Where it is weak and risky

  • AI struggles with deep contextual understanding, true originality, and subtle theoretical innovation; it tends to reward familiarity with existing patterns, which can bias against unconventional but valuable work.
  • It can miss nuanced ethical issues, domain‑specific methodological pitfalls, or data concerns that require hands‑on experience with the subject matter or with particular methods.
  • Over‑reliance on AI feedback can dull human critical engagement; there is already evidence that a nontrivial share of real conference reviews contain substantial AI‑generated content, raising concerns about superficiality and accountability.
  • Opacity and bias: models inherit training‑data biases and often cannot give transparent, checkable reasons for their judgments, which is dangerous if they are allowed to influence accept/reject decisions.

How I’d frame “synthetic peer review”

Used the way the 81018 articles describe—multiple LLMs probing a manuscript to “prepare it” for human scrutiny, while being transparent that this is an AI stress‑test rather than a formal review—it’s a promising practice.
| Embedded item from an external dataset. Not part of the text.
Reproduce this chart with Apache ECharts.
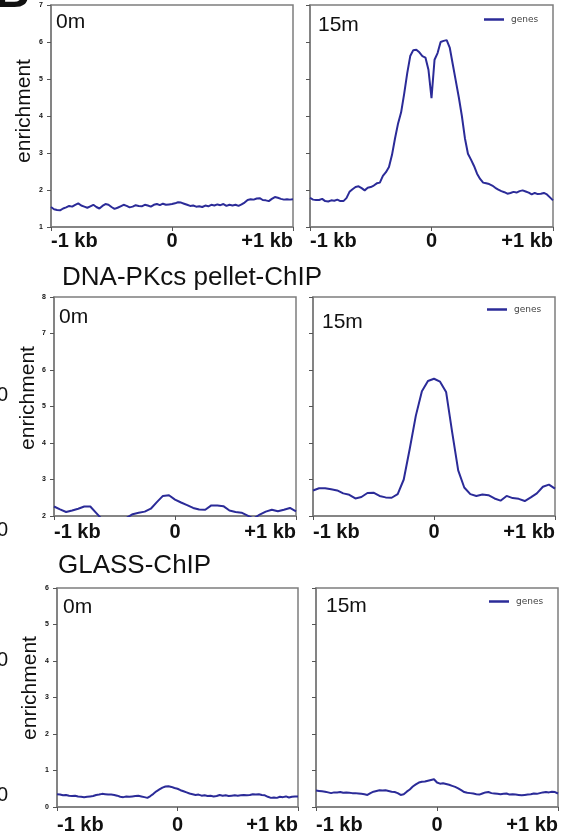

The key safeguards I’d recommend:

  • Always keep humans as the final arbiters; AI should never be the decisive reviewer.
  • Treat AI comments as hypotheses, not verdicts; every point must be checked by an informed human.
  • Require disclosure when AI was used to generate or substantially shape a review, to preserve accountability and allow editors/readers to weigh that appropriately.
  • Avoid using a single model as the only “synthetic reviewer”; diversity of tools and prompts reduces the risk that you are just seeing one model’s idiosyncrasies.

So: as a tool for internal critique, idea‑sharpening, and catching low‑level issues before human peer review, synthetic AI review is valuable; as an authoritative stand‑in for human experts, it is inappropriate and potentially harmful.

Remember: All AI outputs can contain subtle errors or misread sources, and that none of the quoted AI remarks should be treated as evidence by themselves without independent checking.

Bruce Camber adds: I often tell my friends, “Once you’re using them, you’ll get an intuition when they are blowing smoke or hallucinating. That’s why we are using six AI systems. Usually we’re wonderfully surprised with their integrity and conviviality.”

###